I guess you believe that the baseline degree of worry for white people and black/latino people alike is so unacceptably high that the additional worry attributable to race is irrelevant. To be blunt, I think that is both unsympathetic and neurotic, and I think you might want to consider whether you really have enough knowledge of what life is like for black people in US cities. I am no expert there either, but I err on the side of believing them when they say that there is a non-negligible component of worry attributable to race.
> If "it" is "the degree of worry that you might be falsely convicted", then you're simply wrong: race is a very significant factor in that degree of worry, at least in the USA.
It is the risk being too high. It's higher for a poor black man than for a rich white woman, but it's too high even for the rich white woman to talk to the police when she's a suspect. It's too high for everyone.
Please don't turn this site into a "acknowledge your privilege, heathen"-Twitter-clone.

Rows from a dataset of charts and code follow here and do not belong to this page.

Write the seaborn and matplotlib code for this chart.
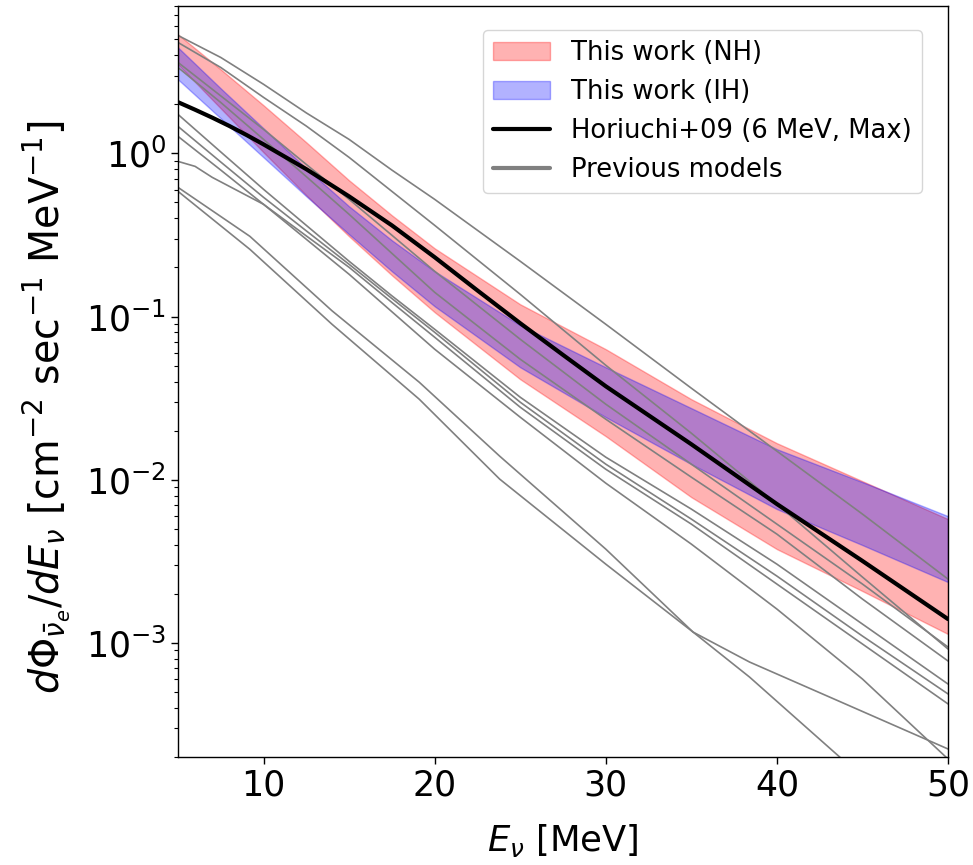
import numpy as np
import pandas as pd
import seaborn as sns
import matplotlib
matplotlib.use("Agg")
import matplotlib.pyplot as plt
from matplotlib.patches import Patch
from matplotlib.lines import Line2D

# ---------------- data ----------------
E_band = [5, 7.5, 10, 12.5, 15, 17.5, 20, 25, 30, 35, 40, 45, 50]
nh_upper = [5.36, 3.27, 1.97, 1.168, 0.6834, 0.4173, 0.2619, 0.1189, 0.0631, 0.03115, 0.01675, 0.0098, 0.00574]
nh_lower = [3.51, 1.886, 1.014, 0.553, 0.3102, 0.179, 0.1063, 0.0413, 0.01849, 0.00782, 0.003758, 0.002079, 0.001134]
ih_upper = [4.458, 2.50, 1.423, 0.809, 0.4736, 0.2933, 0.1894, 0.0885, 0.0489, 0.02745, 0.01539, 0.00967, 0.005985]
ih_lower = [2.84, 1.638, 0.945, 0.5453, 0.3191, 0.1894, 0.1156, 0.0489, 0.02417, 0.01246, 0.00661, 0.003977, 0.00236]

E_horiuchi = [5, 6, 7, 8, 9, 10, 12.5, 15, 17.5, 20, 22.5, 25, 27.5, 30, 35, 40, 45, 50]
horiuchi = [2.06, 1.851, 1.656, 1.472, 1.297, 1.135, 0.80, 0.545, 0.362, 0.231, 0.1445, 0.091,
            0.0582, 0.0374, 0.0165, 0.0071, 0.00318, 0.0014]

E_prev = [5, 7.5, 10, 12.5, 15, 17.5, 20, 25, 30, 35, 40, 45, 50]
prev_1 = [5.28, 3.87, 2.65, 1.77, 1.218, 0.79, 0.5228, 0.2182, 0.0897, 0.0364, 0.01497, 0.00616, 0.002462]
prev_2 = [4.782, 3.36, 2.203, 1.47, 0.945, 0.585, 0.3623, 0.1369, 0.0503, 0.01929, 0.00709, 0.002533, 0.000918]
prev_3 = [3.608, 2.25, 1.403, 0.855, 0.5228, 0.315, 0.1894, 0.0726, 0.02904, 0.01246, 0.005348, 0.002295, 0.000944]
prev_4 = [3.363, 2.05, 1.218, 0.72, 0.4231, 0.244, 0.1408, 0.05477, 0.0235, 0.01037, 0.004644, 0.001857, 0.000775]
prev_5 = [1.733, 1.02, 0.602, 0.362, 0.2182, 0.134, 0.0836, 0.03204, 0.01375, 0.00661, 0.00304, 0.001305, 0.00056]
prev_6 = [1.463, 0.885, 0.5377, 0.335, 0.209, 0.129, 0.0801, 0.02987, 0.01246, 0.00574, 0.002569, 0.001102, 0.000487]
prev_7 = [1.271, 0.79, 0.4872, 0.312, 0.2003, 0.122, 0.0747, 0.02783, 0.0116, 0.005348, 0.002295, 0.000985, 0.000423]

E_k = [5, 6, 7, 10, 15, 20, 25, 30, 35, 40, 45, 50]
prev_8 = [0.893, 0.8324, 0.7129, 0.4872, 0.1816, 0.0631, 0.02417, 0.00953, 0.004033, 0.001613, 0.000601, 0.0001945]

E_low = [5, 9.2, 14, 19.1, 23.8, 30, 35.1, 38.4, 43.6, 50]
prev_9 = [0.619, 0.3102, 0.1085, 0.03959, 0.01395, 0.003758, 0.001166, 0.000618, 0.000203, 0.0000517]
prev_10 = [0.5853, 0.2583, 0.0897, 0.03115, 0.01009, 0.00304, 0.001166, 0.000764, 0.000441, 0.000224]

legend_labels = ["This work (NH)", "This work (IH)", "Horiuchi+09 (6 MeV, Max)", "Previous models"]

# ---------------- style ----------------
sns.set_style("ticks")
plt.rcParams["font.family"] = ["DejaVu Sans"]
plt.rcParams["mathtext.fontset"] = "dejavusans"
for k in ["text.color", "axes.labelcolor", "xtick.color", "ytick.color", "axes.edgecolor"]:
    plt.rcParams[k] = "black"

fig = plt.figure(figsize=(9.73, 8.65), dpi=100)
ax = fig.add_axes([178 / 973, 1 - 757 / 865, (948 - 178) / 973, (757 - 6) / 865])

rows = []
for i, m in enumerate([prev_1, prev_2, prev_3, prev_4, prev_5, prev_6, prev_7]):
    rows += [(i, e, v) for e, v in zip(E_prev, m)]
rows += [(7, e, v) for e, v in zip(E_k, prev_8)]
for i, m in enumerate([prev_9, prev_10]):
    rows += [(8 + i, e, v) for e, v in zip(E_low, m)]
prev_df = pd.DataFrame(rows, columns=["model", "E", "flux"])
sns.lineplot(data=prev_df, x="E", y="flux", units="model", estimator=None, sort=False,
             color="gray", lw=1.2, ax=ax, legend=False)

ax.fill_between(E_band, nh_lower, nh_upper, color="red", alpha=0.3, lw=1)
ax.fill_between(E_band, ih_lower, ih_upper, color="blue", alpha=0.3, lw=1)

hor_df = pd.DataFrame({"E": E_horiuchi, "flux": horiuchi})
sns.lineplot(data=hor_df, x="E", y="flux", color="black", lw=3, ax=ax, legend=False)

ax.set_yscale("log")
ax.set_xlim(5, 50)
ax.set_ylim(2.0e-4, 8.0)
ax.set_xticks([10, 20, 30, 40, 50])

ax.set_xlabel(r"$E_\nu$ [MeV]", fontsize=25.5, labelpad=14)
ax.set_ylabel(r"$d\Phi_{\bar{\nu}_e}/dE_\nu$ [cm$^{-2}$ sec$^{-1}$ MeV$^{-1}$]", fontsize=28.5)
ax.yaxis.set_label_coords(-0.138, 0.466)
ax.tick_params(axis="both", which="major", labelsize=25, length=5, width=1.0)
ax.tick_params(axis="both", which="minor", length=3, width=0.8)
for s in ax.spines.values():
    s.set_linewidth(1.0)

handles = [
    Patch(facecolor=(1, 0, 0, 0.3), edgecolor=(1, 0, 0, 0.3), lw=1),
    Patch(facecolor=(0, 0, 1, 0.3), edgecolor=(0, 0, 1, 0.3), lw=1),
    Line2D([], [], color="black", lw=3),
    Line2D([], [], color="gray", lw=3),
]
ax.legend(handles, legend_labels, loc="upper right", bbox_to_anchor=(0.966, 0.968),
          borderaxespad=0, fontsize=18.6, handlelength=2.2, frameon=True)

fig.savefig("out.png", dpi=100)
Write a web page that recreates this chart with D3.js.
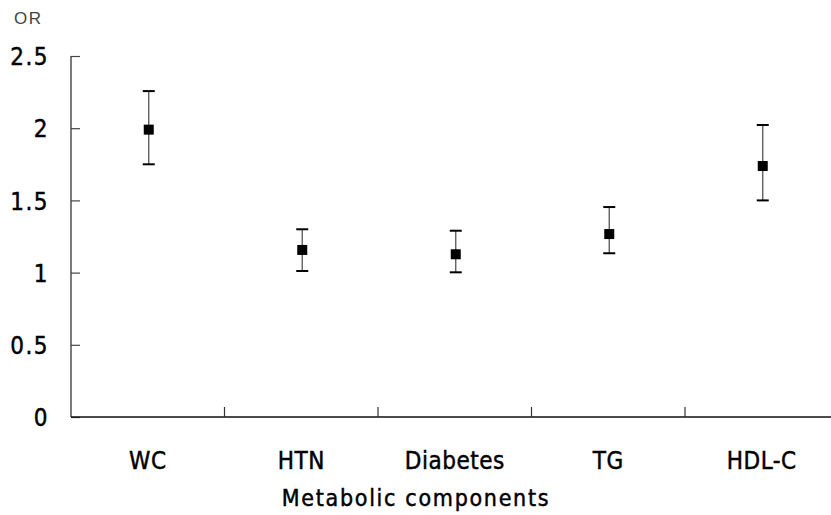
<!DOCTYPE html>
<html>
<head>
<meta charset="utf-8">
<script src="https://cdn.jsdelivr.net/npm/d3@7"></script>
<style>
  body { margin: 0; background: #fff; }
  text { font-family: "DejaVu Sans Condensed", "DejaVu Sans", sans-serif; font-stretch: condensed; }
  .heavy { stroke: #000; stroke-width: 0.45px; }
</style>
</head>
<body>
<div id="chart"></div>
<script>
const svgWidth = 831;
const svgHeight = 515;

// data
const components = ["WC", "HTN", "Diabetes", "TG", "HDL-C"];
const orValues = [1.99, 1.157, 1.127, 1.267, 1.738];
const lowerCI = [1.75, 1.011, 1.002, 1.134, 1.50];
const upperCI = [2.257, 1.30, 1.29, 1.454, 2.022];
const yTicks = [0, 0.5, 1, 1.5, 2, 2.5];

const x0 = 71, bandW = 153.5;
const yTop = 56, yBottom = 417;

const svg = d3.select("#chart")
  .append("svg")
  .attr("width", svgWidth)
  .attr("height", svgHeight);

const x = d3.scaleBand()
  .domain(components)
  .range([x0, x0 + bandW * components.length])
  .padding(0);

const y = d3.scaleLinear()
  .domain([0, 2.5])
  .range([yBottom, yTop]);

// y axis: ticks point into the plot
const yAxis = svg.append("g")
  .attr("transform", `translate(${x0},0)`)
  .call(d3.axisRight(y).tickValues(yTicks).tickSize(9).tickFormat(d => d));
yAxis.attr("font-family", null).attr("font-size", null);
yAxis.select(".domain").attr("stroke", "#222").attr("stroke-width", 1.2)
  .attr("d", `M0,${yTop}V${yBottom}`);
yAxis.selectAll(".tick line").attr("stroke", "#444").attr("stroke-width", 1.2);
yAxis.selectAll(".tick text")
  .attr("x", -22)
  .attr("dy", "0.36em")
  .attr("text-anchor", "end")
  .attr("fill", "#000")
  .classed("heavy", true)
  .style("font-size", "24px")
  .style("letter-spacing", "1.5px");

// x axis: ticks between categories, pointing up
const xAxisG = svg.append("g");
xAxisG.append("line")
  .attr("x1", x0).attr("x2", svgWidth)
  .attr("y1", yBottom).attr("y2", yBottom)
  .attr("stroke", "#111").attr("stroke-width", 1.5);
xAxisG.selectAll("line.tk")
  .data(components.slice(1))
  .enter()
  .append("line")
  .attr("class", "tk")
  .attr("x1", d => x(d)).attr("x2", d => x(d))
  .attr("y1", yBottom).attr("y2", yBottom - 10)
  .attr("stroke", "#333").attr("stroke-width", 1.2);
xAxisG.selectAll("text")
  .data(components)
  .enter()
  .append("text")
  .attr("class", "heavy")
  .attr("x", d => x(d) + x.bandwidth() / 2)
  .attr("y", 469)
  .attr("text-anchor", "middle")
  .style("font-size", "24px")
  .style("letter-spacing", "0.5px")
  .text(d => d);

svg.append("text")
  .attr("class", "heavy")
  .attr("x", 416)
  .attr("y", 506)
  .attr("text-anchor", "middle")
  .style("font-size", "23px")
  .style("letter-spacing", "1.7px")
  .text("Metabolic components");

svg.append("text")
  .attr("x", 14)
  .attr("y", 24)
  .attr("fill", "#444")
  .style("font-family", "'Liberation Sans', Arial, sans-serif")
  .style("font-stretch", "normal")
  .style("font-size", "17px")
  .style("letter-spacing", "1.5px")
  .text("OR");

// error bars
const pts = components.map((c, i) => ({ c, v: orValues[i], lo: lowerCI[i], hi: upperCI[i] }));
const cx = d => x(d.c) + x.bandwidth() / 2 + 1;
const marks = svg.append("g");
marks.selectAll("line.err")
  .data(pts).enter().append("line")
  .attr("x1", cx).attr("x2", cx)
  .attr("y1", d => y(d.lo)).attr("y2", d => y(d.hi))
  .attr("stroke", "#555").attr("stroke-width", 1.3);
["lo", "hi"].forEach(k => {
  marks.selectAll("line.cap" + k)
    .data(pts).enter().append("line")
    .attr("x1", d => cx(d) - 6).attr("x2", d => cx(d) + 6)
    .attr("y1", d => y(d[k])).attr("y2", d => y(d[k]))
    .attr("stroke", "#000").attr("stroke-width", 2);
});
marks.selectAll("rect")
  .data(pts).enter().append("rect")
  .attr("x", d => cx(d) - 5).attr("y", d => y(d.v) - 5)
  .attr("width", 10).attr("height", 10)
  .attr("fill", "#000");
</script>
</body>
</html>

Read what people write, assume good faith, and if you don't understand something, ask. Don't just go "hey, I choose to ignore 90% of what you wrote, make up the gaps in my head and then reply to that". If anyone wanted that, there are Twitter, Facebook and Reddit.
I’ve read and understood everything you’ve written. I think your contention that the baseline risk for all is so high that it renders the additional contributions due to race etc to be irrelevant, is absurd, unsympathetic, and neurotic.
You're making so many assumptions here that I don't even know where to start. But let me pick one: Say the bike rider was a person of color (plenty of those to go around), and the investigator was a racist cop (also plenty of those to go around). Do you think the stakes would have been the same?
Reality is a lot more complex than your world perspective.
If it's me you're referring to, take a look at my comments in this thread. I have twice explicitly drawn attention to the fact that cooperating with the police here is only to be contemplated because the person in question is white, which implicitly acknowledges that doing so would be an instance of "white privilege".
All the US cops want is enough to arrest you. He went past her house 3 times. That's enough for most prosecutors. If you can't make bail you'll be jailed until trial - possibly as much as 3 years out. They drag the process out so you will take a plea deal just to see an end to jail time. Never, ever, talk to the cops in the US. They do not care if you are guilty or innocent. To them a good day is everyone they met that day is in jail.